【飛躍的に2代目を超えた】新型 日産キャシュカイへ英国試乗 1.3LマイルドHV 後編

公開 : 2021.07.04 19:05

欧州の日産にとって、欠くことのできないモデルがクロスオーバーのキャシュカイ。モデルチェンジされた3代目を、英国編集部が評価しました。

ブラッシュアップされたハンドリング

text:James Disdale(ジェームス・ディスデイル)
translation:Kenji Nakajima(中嶋健治)

 
3代目へ一新した日産キャシュカイが本領を示したい部分が、先代と同様に好感触の走り。マツダCX-30やセアトアテカなど、厄介なライバルが登場している。ここで活きてくるのが60kgの軽量化と、新しい電動パワーステアリング・システムとなる。

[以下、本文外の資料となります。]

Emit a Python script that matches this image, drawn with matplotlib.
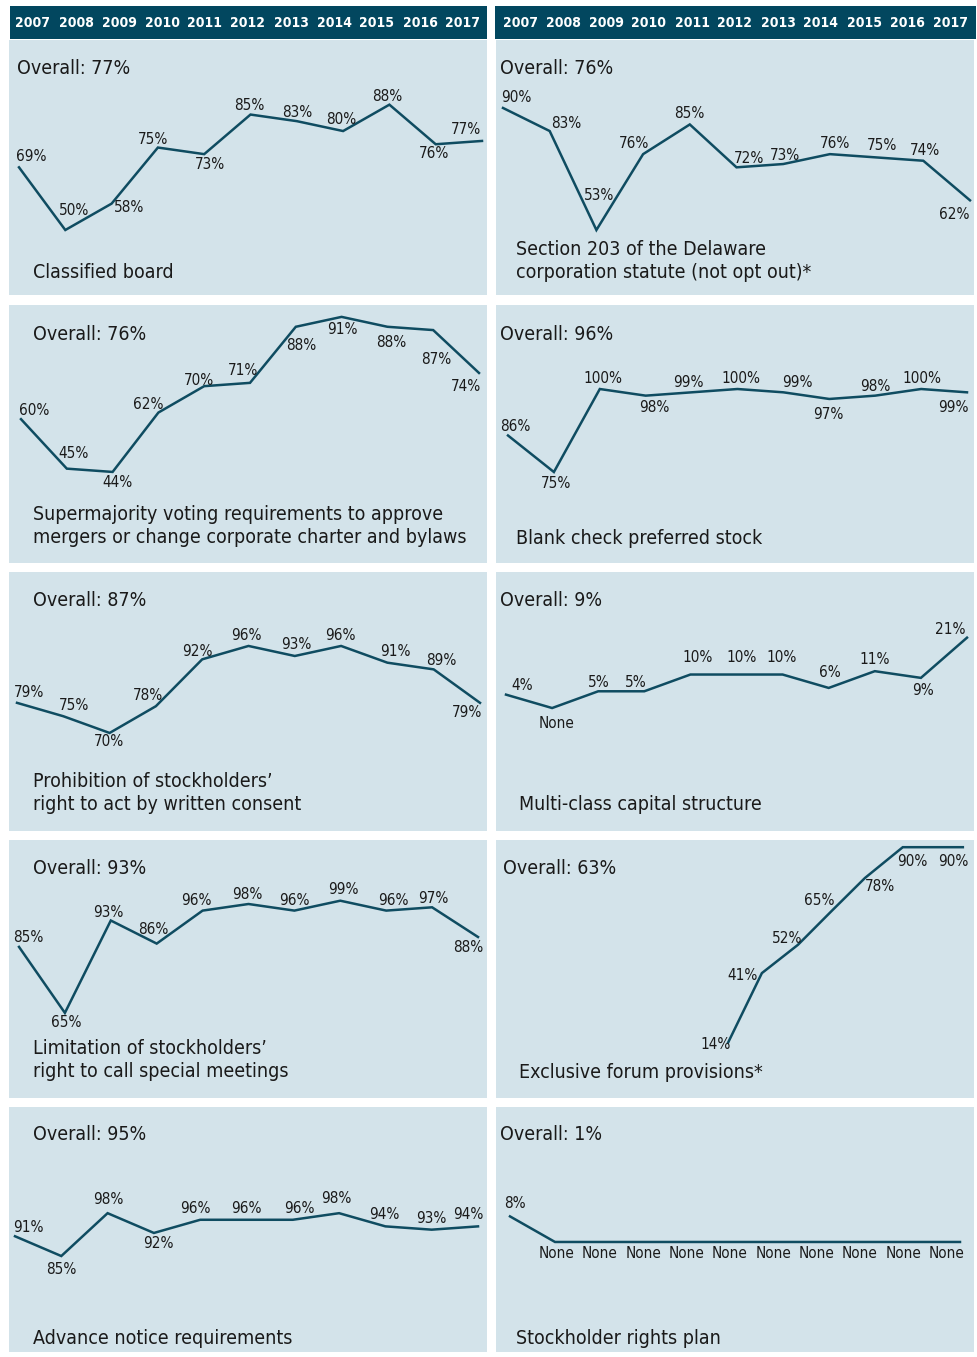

リア・サスペンションは、試乗車のように20インチのホイールを選択すると、トーションビーム式からマルチリンク式へアップデートされる。四輪駆動のキャシュカイと同様に。フロントは、共通してマクファーソンストラット式が与えられる。

日産キャシュカイ 1.3 DiG-T テクナ+(英国仕様)
日産キャシュカイ 1.3 DiG-T テクナ+(英国仕様)

2代目からのハンドリングの進化は、運転してすぐに感じ取れる。驚くほど鋭くコーナーへ回り込み、ドライバーの腰のあたりを中心に気持ちよく向きを変えていく。活発な強みが磨かれている。

ボディロールは多少生じるものの、良くコントロールできている範囲。路面の凹凸でサスペンションに追加の負荷が掛かっても、しっかり路面を掴み続けてくれる。

積極的にステアリングホイールを操っても、フィードバックや手応えはあまり得られない。しかし、ドライバーの高ぶった気持ちを受け止めてはくれるだろう。

穏やかに運転したい場面では、洗練度の高いリラックスした特徴に浸っていられる。高速時でも風切り音は少なく、サスペンションノイズも小さい。

ただし、20インチという大径ホイールを履いているからだと思われるが、乗り心地の根底には硬さが常にある。高速で細かく波打ったような区間を通過すると、落ち着きを失う場面も見られるようだ。

少々残念に感じるドライブトレイン

トーションビームに19インチという組み合わせの方が、わずかにしなやかな様子。とはいえ、このクラスのクロスオーバーとして乗り心地は平均点以上だと思う。

3代目のキャシュカイで、少々残念に感じられるポイントがドライブトレイン。目下、英国で選べるエンジンは1.3Lの4気筒ターボガソリンのみ。プラグイン・ハイブリッド(PHEV)は用意されない可能性が高い。

日産キャシュカイ 1.3 DiG-T テクナ+(英国仕様)
日産キャシュカイ 1.3 DiG-T テクナ+(英国仕様)

1.3Lエンジンはマイルド・ハイブリッドで、スターター・ジェネレーター(ISG)を採用するものの、電圧は12Vに留まる。ライバルの多くが、効率に勝る48Vのシステムを搭載していることは読者もご存知だろう。

電気モーターのアシストがあるとはいえ効果は小さく、低回転域ではやや鈍さを感じてしまう。ただし、2000rpmを超えれば充分なトルクが発揮され、活発さが出てくる。試乗車の6速MTを活用すれば、加速も不足はない。

エンジンは高回転域まで引っ張れるが、若干息切れ感が伴う。中回転域が1番印象良く仕事をしてくれる。

改良を受けたという、Xトロニックと呼ばれるCVTも試した。高回転域でパワーが絞られる印象は隠せるものの、アクセルペダルを4分の1以上踏み込むと、操作とは不釣り合いな加速の高まりが生じる様子。

アイドリングストップ機能との連携が良いともいえず、エンジンの停止や始動のたびに不自然な振動を生じていた。やや引っかかりのあるシフトレバーの手応えや、クラッチペダルがスポンジーな感触だとしても、MTの方をお勧めしたい。